Foreign manufacturers sourcing exit China
Posted by China Sourcing CommentatorNov 11
Many foreign manufacturers sourcing from China for their markets in the US or Europe are considering closing down their China facilities and relocating their plants back home, according to a recent survey of multinationals operating in China.
“The emerging consensus among those who are manufacturing in China principally for export is that the economics of such manufacturing has become unviable when compared to relocating their manufacturing facilities closer home,” says Chris Devonshire-Ellis, Beijing-based senior partner at Dezan Shira & Associates, a leading FDI consultancy that services MNC clients in China, India, Hong Kong and Vietnam.

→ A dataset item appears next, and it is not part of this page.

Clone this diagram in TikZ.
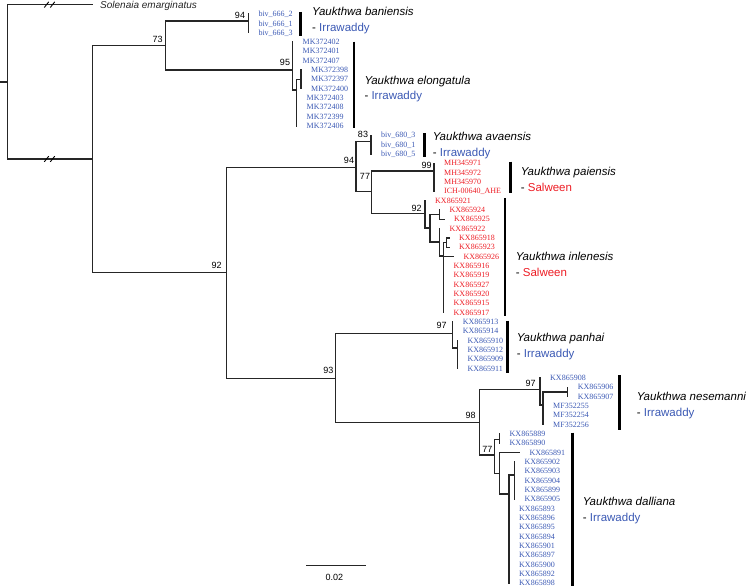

The survey, of component manufacturers in the auto and aviation industry, was carried out by China Briefing, a premium business guide for multinationals and other businesses that operate in China. Its findings reveal that this dramatic rethink of the future of many China-based plants has been prompted by a variety of considerations: the rising cost of production in China, along with a host of other China factors that are making the decision to continue with export manufacturing economically and politically risky.

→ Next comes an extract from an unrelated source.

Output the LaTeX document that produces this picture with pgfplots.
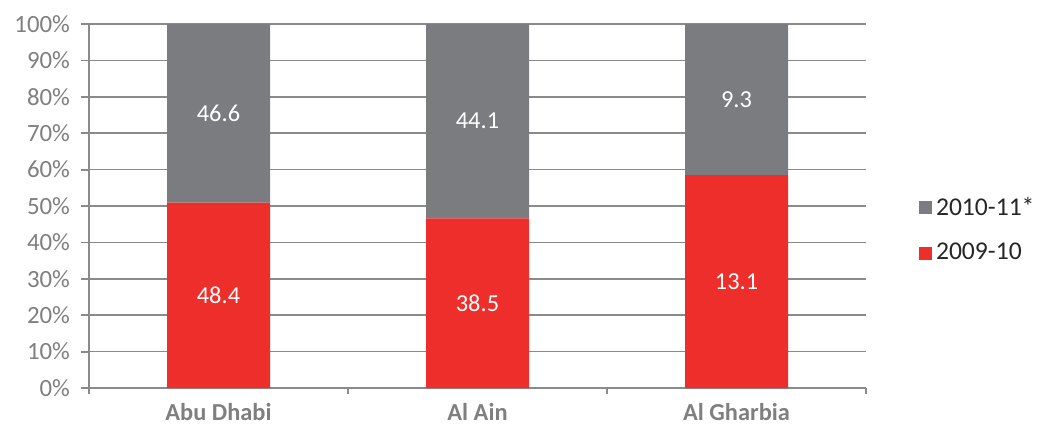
\documentclass[border=0pt]{standalone}
\usepackage{pgfplots}
\pgfplotsset{compat=1.18}
\usepackage{pgfplotstable}
\usepackage{fontspec}
\setmainfont{Carlito}

\definecolor{barred}{HTML}{EE2E2B}
\definecolor{bargray}{HTML}{7B7C80}
\definecolor{gridgray}{HTML}{8A8A8A}
\definecolor{ticktext}{HTML}{7F7F7F}
\definecolor{legtext}{HTML}{262626}

% shares of the total (%), with the figure printed on each segment
\pgfplotstableread{
x  pct     lbl
0  50.947  48.4
1  46.610  38.5
2  58.482  13.1
}\lowerdata
\pgfplotstableread{
x  pct     lbl
0  49.053  46.6
1  53.390  44.1
2  41.518  9.3
}\upperdata

\begin{document}
\begin{tikzpicture}
\useasboundingbox (0,0) rectangle (518.5pt,215pt);
\begin{axis}[
    at={(44.5pt,21pt)}, anchor=south west,
    scale only axis,
    width=388.5pt, height=182pt,
    ybar stacked,
    bar width=51.5pt,
    xmin=-0.5, xmax=2.5,
    ymin=0, ymax=100,
    xtick={0,1,2},
    xticklabels={Abu Dhabi,Al Ain,Al Gharbia},
    minor xtick={-0.5,0.5,1.5,2.5},
    ytick={0,10,...,100},
    yticklabel={\pgfmathprintnumber{\tick}\%},
    /pgf/number format/assume math mode=true,
    axis x line*=bottom, axis y line*=left,
    axis line style={gridgray, line width=0.9pt},
    tick align=outside,
    major x tick style={draw=none},
    minor x tick style={gridgray, line width=0.9pt},
    minor tick length=3pt,
    major y tick style={gridgray, line width=0.9pt},
    major tick length=4pt,
    ymajorgrids,
    major grid style={gridgray, line width=0.75pt},
    yticklabel style={font=\fontsize{12.4}{14}\selectfont, text=ticktext, xshift=-2pt},
    xticklabel style={font=\fontsize{12.2}{14}\selectfont\bfseries, text=ticktext,
        yshift=-2.5pt, inner sep=1pt},
    point meta=explicit symbolic,
    nodes near coords,
    % with anchor=center the stacked labels land in the middle of each segment
    every node near coord/.append style={
        anchor=center, text=white,
        font=\fontsize{12.2}{14}\selectfont},
    legend style={
        draw=none, fill=none,
        at={(1.060,0.434)}, anchor=west,
        font=\fontsize{12.8}{14}\selectfont,
        text=legtext,
        row sep=8.5pt,
        legend cell align=left,
    },
    legend image code/.code={
        \draw[#1, draw=none] (0pt,-3.25pt) rectangle (6.5pt,3.25pt);
    },
    reverse legend,
]
\addplot[fill=barred, draw=none] table[x=x, y=pct, meta=lbl] {\lowerdata};
\addplot[fill=bargray, draw=none] table[x=x, y=pct, meta=lbl] {\upperdata};
\legend{2009-10,2010-11*}
\end{axis}
\end{tikzpicture}
\end{document}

Last year was a particularly challenging one for foreign manufacturers in China. For one thing, notes Devonshire-Ellis, China did away with tax incentives for foreign investors and passed legislation that effectively pushed up corporate tax rate for foreign manufacturers to 35% (including a surcharge on profits repatriation). “That has been seen negatively,” he adds.

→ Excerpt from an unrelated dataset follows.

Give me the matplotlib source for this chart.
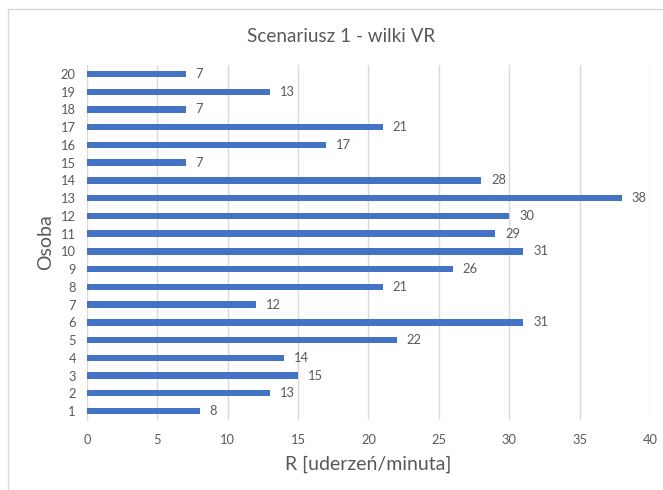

In addition, China introduced a new labour contract law, which “is seen as imposing unacceptable levels of burden on companies if they wish to downsize as a result of a downturn in the market,” says Devonshire-Ellis. “It ties companies to fairly serious financial consequences.” All this, the survey notes, has raised the cost of doing business in China closer to levels seen in developed markets.
Other China-specific factors have proved equally critical in shaping the decision of foreign manufacturers to relocate their plants away from China. Among these, the survey notes, are the continuing quality control problems, with “Chinese partners seemingly unable to prevent the inclusion of toxic materials into products, a judicial system that does not recognise the damage done to foreign companies when substandard products are delivered, and a general attitude of cutting corners in an administration that seems unable to legislate or effectively monitor it.”
“There hasn’t been sufficient recourse in China to match damage caused to US companies buying Chinese components or having Chinese components in their supply chain,” says Devonshire-Ellis. “When things go wrong, there has not been sufficient recourse, and that’s a concern.
At the same time, labour unions in the US and Europe are increasingly prepared to be “more reasonable” over salary demands, the survey revealed. “Workers in the US and Europe are coming around to the fact that they cannot insist on huge salary increases,” notes Devonshire-Ellis. “US workers have seen so many jobs lost over the years to emerging markets that the unions are being more reasonable as regards workers’ rights and the wage increases they’d like to see…. The feeling is that it’s a natural trend for US workers to be less aggressive in asking for increases because they are seeing the results of what happens if they take the opposite tack.”
Asked if US companies operating in China were also responding to the election of Barack Obama, who campaigned the platform of keeping US workers’ jobs from being shipped overseas, Devonshire-Ellis said “it didn’t seem linked to any political issues.”
Nevertheless, he notes, these are signs that multinationals are finding the additional and seemingly never-ending burdens of export manufacturing in China to be not worth the increased effort in basing production in the country.
“I’m not sure if they are leaving China for good,” says Devonshire-Ellis. “It’s more that there comes a tipping point where the analysts and economists back home think this is not feasible in the short- to medium-term.” Particularly when China “is not offering added value to its production facilities… On the contrary, it is lowering value: you have problems with quality, you have higher taxes, and you have difficulties with the labour contract law. Taken together, these perhaps negate the benefits of moving manufacturing facilities to China in the first place.”